4. Your Organisation’s Name
This is very important. People like to know who they are speaking to, so as a minimum, your organisation’s name should be included somewhere in the post.
5. Why They Are Receiving The Email?
Some laws require you to include a reference as to why they received the email. To make sure you are covered place this clearly at the top of the email. You never know, perhaps the receiver forgot signing up to your email marketing list.
Best Practice Design Checklist
1. An Image
An image paints a thousand words and the best performing emails always include an image. The image can be placed anywhere in the copy of the email; however, the best locations are the top or side of the text. Ensure that each image has an associated URL which the receiver can use to visit your website (a blog post or landing page).

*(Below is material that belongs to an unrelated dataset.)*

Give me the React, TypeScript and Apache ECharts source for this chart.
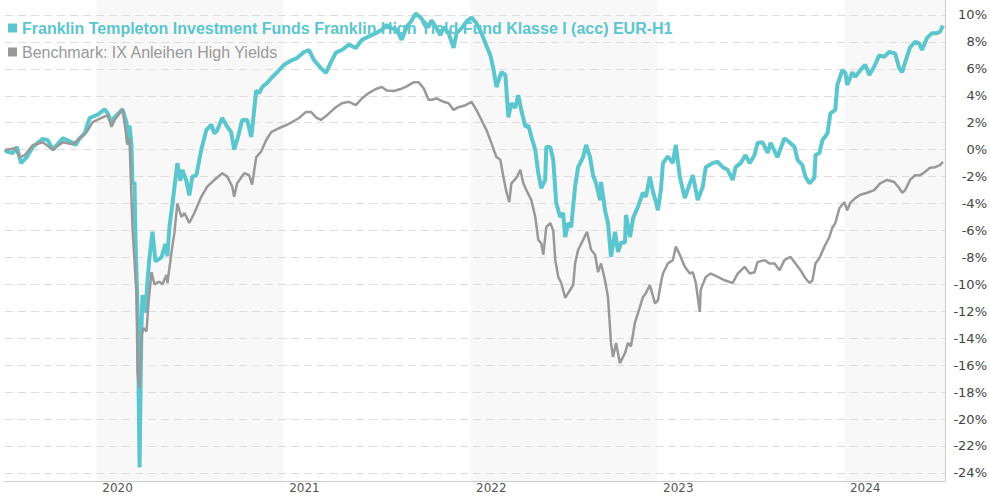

2. A Call To Action Button
While text links are okay, the button is the best way to attract the attention of your audience and encourage them to click through to your offer page. The colour of your button, the type of font and the text itself can all be changed to increase the click through rate of your email campaigns.
Positioning of your call to action can also have an impact on the email’s success. So experiment and adjust the location of the button in A/B testing campaigns.
Personalisation of your email marketing is one way to grab the attention of your audience. By adding the name of your recipients, their business name or website, you can really improve your open rate.
If you looked at your email, would you know whether or not it is from your brand? Everything from the colour to the inclusion of a logo is required to ensure that people know who wrote and sent the email. If you’ve built up trust with your clients, this can help you gain more opens and better click through rates.
Creating high quality and legal email newsletters can be achieved through the effective implementation of different elements. By using the checklist above, you will increase the chance of email marketing success and not break any laws.
Are your emails legal? Do they meet best practices?